***** DATA PROVIDED *****

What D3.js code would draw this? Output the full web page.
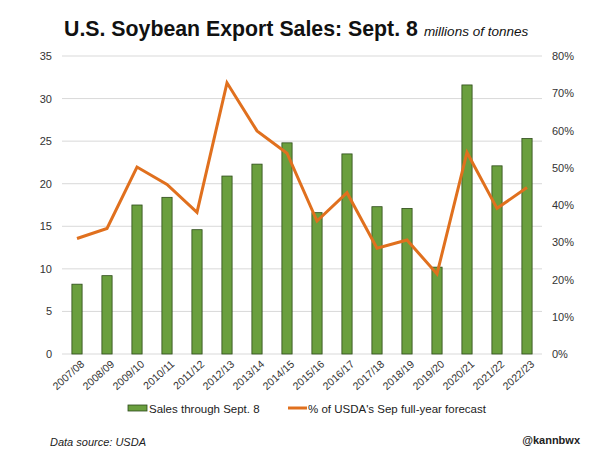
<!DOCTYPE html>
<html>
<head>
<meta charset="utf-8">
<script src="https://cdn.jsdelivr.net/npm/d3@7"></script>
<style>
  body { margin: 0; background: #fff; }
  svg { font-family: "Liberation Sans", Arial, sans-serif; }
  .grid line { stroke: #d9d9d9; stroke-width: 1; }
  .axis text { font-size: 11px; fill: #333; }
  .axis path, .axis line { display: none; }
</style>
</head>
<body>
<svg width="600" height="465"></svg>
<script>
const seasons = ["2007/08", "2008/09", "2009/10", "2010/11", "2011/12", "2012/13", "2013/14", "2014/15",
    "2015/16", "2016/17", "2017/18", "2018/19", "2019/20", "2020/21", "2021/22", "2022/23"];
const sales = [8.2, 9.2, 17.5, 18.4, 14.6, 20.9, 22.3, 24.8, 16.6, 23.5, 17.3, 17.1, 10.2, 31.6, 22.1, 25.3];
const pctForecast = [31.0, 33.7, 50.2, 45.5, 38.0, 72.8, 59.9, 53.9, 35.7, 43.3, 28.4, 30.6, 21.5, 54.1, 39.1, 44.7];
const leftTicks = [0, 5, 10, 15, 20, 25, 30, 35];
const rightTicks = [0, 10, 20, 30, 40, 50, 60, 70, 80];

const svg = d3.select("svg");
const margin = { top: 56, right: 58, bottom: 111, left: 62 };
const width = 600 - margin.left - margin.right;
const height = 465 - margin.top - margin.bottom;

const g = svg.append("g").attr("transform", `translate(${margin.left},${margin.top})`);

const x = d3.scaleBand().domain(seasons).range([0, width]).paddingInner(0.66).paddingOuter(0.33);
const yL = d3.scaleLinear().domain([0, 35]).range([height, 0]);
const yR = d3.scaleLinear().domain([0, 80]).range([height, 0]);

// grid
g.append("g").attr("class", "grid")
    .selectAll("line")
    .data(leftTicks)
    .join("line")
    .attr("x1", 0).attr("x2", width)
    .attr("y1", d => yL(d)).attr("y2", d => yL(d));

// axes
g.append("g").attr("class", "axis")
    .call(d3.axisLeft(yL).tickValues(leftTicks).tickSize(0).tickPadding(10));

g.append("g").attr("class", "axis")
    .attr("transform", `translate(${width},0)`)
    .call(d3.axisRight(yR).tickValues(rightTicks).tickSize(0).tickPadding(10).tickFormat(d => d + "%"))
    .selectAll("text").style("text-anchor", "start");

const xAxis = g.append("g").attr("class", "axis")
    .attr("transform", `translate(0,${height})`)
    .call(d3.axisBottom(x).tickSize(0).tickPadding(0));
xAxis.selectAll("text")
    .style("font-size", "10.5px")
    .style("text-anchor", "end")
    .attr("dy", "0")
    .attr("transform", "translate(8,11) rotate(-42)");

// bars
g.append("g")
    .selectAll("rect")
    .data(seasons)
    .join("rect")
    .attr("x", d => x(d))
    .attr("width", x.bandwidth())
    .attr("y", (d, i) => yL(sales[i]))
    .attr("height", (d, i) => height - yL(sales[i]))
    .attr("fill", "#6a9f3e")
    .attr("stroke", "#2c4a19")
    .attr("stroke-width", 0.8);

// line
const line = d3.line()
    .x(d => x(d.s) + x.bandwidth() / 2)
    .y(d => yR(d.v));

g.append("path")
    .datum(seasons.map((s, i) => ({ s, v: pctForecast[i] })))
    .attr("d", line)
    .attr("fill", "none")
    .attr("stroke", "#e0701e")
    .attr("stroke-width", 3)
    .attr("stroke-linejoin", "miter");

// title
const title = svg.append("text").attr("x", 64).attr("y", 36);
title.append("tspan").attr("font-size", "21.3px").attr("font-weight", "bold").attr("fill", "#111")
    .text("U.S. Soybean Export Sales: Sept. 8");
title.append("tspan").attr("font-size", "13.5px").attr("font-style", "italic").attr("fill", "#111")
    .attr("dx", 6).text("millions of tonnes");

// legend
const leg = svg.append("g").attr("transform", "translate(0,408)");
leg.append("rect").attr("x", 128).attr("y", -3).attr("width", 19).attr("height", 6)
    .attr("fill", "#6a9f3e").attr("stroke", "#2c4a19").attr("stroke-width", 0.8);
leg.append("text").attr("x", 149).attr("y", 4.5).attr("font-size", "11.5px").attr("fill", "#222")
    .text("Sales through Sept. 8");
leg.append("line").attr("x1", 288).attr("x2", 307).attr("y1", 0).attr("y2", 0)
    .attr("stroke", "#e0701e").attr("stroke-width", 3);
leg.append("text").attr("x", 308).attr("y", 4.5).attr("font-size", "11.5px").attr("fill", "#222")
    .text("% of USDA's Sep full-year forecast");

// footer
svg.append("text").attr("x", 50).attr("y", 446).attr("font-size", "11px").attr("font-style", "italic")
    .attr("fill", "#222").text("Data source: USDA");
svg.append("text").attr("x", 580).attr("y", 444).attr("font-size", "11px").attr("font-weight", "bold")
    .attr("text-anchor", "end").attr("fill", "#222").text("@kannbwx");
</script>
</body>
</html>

*****

▶ _THE PROBLEM_
All the lines above are to be reproduced exactly, except the pictures.

▶ _RIGHT ANSWER_
What D3.js code would draw this? Output the full web page.
<!DOCTYPE html>
<html>
<head>
<meta charset="utf-8">
<script src="https://cdn.jsdelivr.net/npm/d3@7"></script>
<style>
  body { margin: 0; background: #fff; }
  svg { font-family: "Liberation Sans", Arial, sans-serif; }
  .grid line { stroke: #d9d9d9; stroke-width: 1; }
  .axis text { font-size: 11px; fill: #333; }
  .axis path, .axis line { display: none; }
</style>
</head>
<body>
<svg width="600" height="465"></svg>
<script>
const seasons = ["2007/08", "2008/09", "2009/10", "2010/11", "2011/12", "2012/13", "2013/14", "2014/15",
    "2015/16", "2016/17", "2017/18", "2018/19", "2019/20", "2020/21", "2021/22", "2022/23"];
const sales = [8.2, 9.2, 17.5, 18.4, 14.6, 20.9, 22.3, 24.8, 16.6, 23.5, 17.3, 17.1, 10.2, 31.6, 22.1, 25.3];
const pctForecast = [31.0, 33.7, 50.2, 45.5, 38.0, 72.8, 59.9, 53.9, 35.7, 43.3, 28.4, 30.6, 21.5, 54.1, 39.1, 44.7];
const leftTicks = [0, 5, 10, 15, 20, 25, 30, 35];
const rightTicks = [0, 10, 20, 30, 40, 50, 60, 70, 80];

const svg = d3.select("svg");
const margin = { top: 56, right: 58, bottom: 111, left: 62 };
const width = 600 - margin.left - margin.right;
const height = 465 - margin.top - margin.bottom;

const g = svg.append("g").attr("transform", `translate(${margin.left},${margin.top})`);

const x = d3.scaleBand().domain(seasons).range([0, width]).paddingInner(0.66).paddingOuter(0.33);
const yL = d3.scaleLinear().domain([0, 35]).range([height, 0]);
const yR = d3.scaleLinear().domain([0, 80]).range([height, 0]);

// grid
g.append("g").attr("class", "grid")
    .selectAll("line")
    .data(leftTicks)
    .join("line")
    .attr("x1", 0).attr("x2", width)
    .attr("y1", d => yL(d)).attr("y2", d => yL(d));

// axes
g.append("g").attr("class", "axis")
    .call(d3.axisLeft(yL).tickValues(leftTicks).tickSize(0).tickPadding(10));

g.append("g").attr("class", "axis")
    .attr("transform", `translate(${width},0)`)
    .call(d3.axisRight(yR).tickValues(rightTicks).tickSize(0).tickPadding(10).tickFormat(d => d + "%"))
    .selectAll("text").style("text-anchor", "start");

const xAxis = g.append("g").attr("class", "axis")
    .attr("transform", `translate(0,${height})`)
    .call(d3.axisBottom(x).tickSize(0).tickPadding(0));
xAxis.selectAll("text")
    .style("font-size", "10.5px")
    .style("text-anchor", "end")
    .attr("dy", "0")
    .attr("transform", "translate(8,11) rotate(-42)");

// bars
g.append("g")
    .selectAll("rect")
    .data(seasons)
    .join("rect")
    .attr("x", d => x(d))
    .attr("width", x.bandwidth())
    .attr("y", (d, i) => yL(sales[i]))
    .attr("height", (d, i) => height - yL(sales[i]))
    .attr("fill", "#6a9f3e")
    .attr("stroke", "#2c4a19")
    .attr("stroke-width", 0.8);

// line
const line = d3.line()
    .x(d => x(d.s) + x.bandwidth() / 2)
    .y(d => yR(d.v));

g.append("path")
    .datum(seasons.map((s, i) => ({ s, v: pctForecast[i] })))
    .attr("d", line)
    .attr("fill", "none")
    .attr("stroke", "#e0701e")
    .attr("stroke-width", 3)
    .attr("stroke-linejoin", "miter");

// title
const title = svg.append("text").attr("x", 64).attr("y", 36);
title.append("tspan").attr("font-size", "21.3px").attr("font-weight", "bold").attr("fill", "#111")
    .text("U.S. Soybean Export Sales: Sept. 8");
title.append("tspan").attr("font-size", "13.5px").attr("font-style", "italic").attr("fill", "#111")
    .attr("dx", 6).text("millions of tonnes");

// legend
const leg = svg.append("g").attr("transform", "translate(0,408)");
leg.append("rect").attr("x", 128).attr("y", -3).attr("width", 19).attr("height", 6)
    .attr("fill", "#6a9f3e").attr("stroke", "#2c4a19").attr("stroke-width", 0.8);
leg.append("text").attr("x", 149).attr("y", 4.5).attr("font-size", "11.5px").attr("fill", "#222")
    .text("Sales through Sept. 8");
leg.append("line").attr("x1", 288).attr("x2", 307).attr("y1", 0).attr("y2", 0)
    .attr("stroke", "#e0701e").attr("stroke-width", 3);
leg.append("text").attr("x", 308).attr("y", 4.5).attr("font-size", "11.5px").attr("fill", "#222")
    .text("% of USDA's Sep full-year forecast");

// footer
svg.append("text").attr("x", 50).attr("y", 446).attr("font-size", "11px").attr("font-style", "italic")
    .attr("fill", "#222").text("Data source: USDA");
svg.append("text").attr("x", 580).attr("y", 444).attr("font-size", "11px").attr("font-weight", "bold")
    .attr("text-anchor", "end").attr("fill", "#222").text("@kannbwx");
</script>
</body>
</html>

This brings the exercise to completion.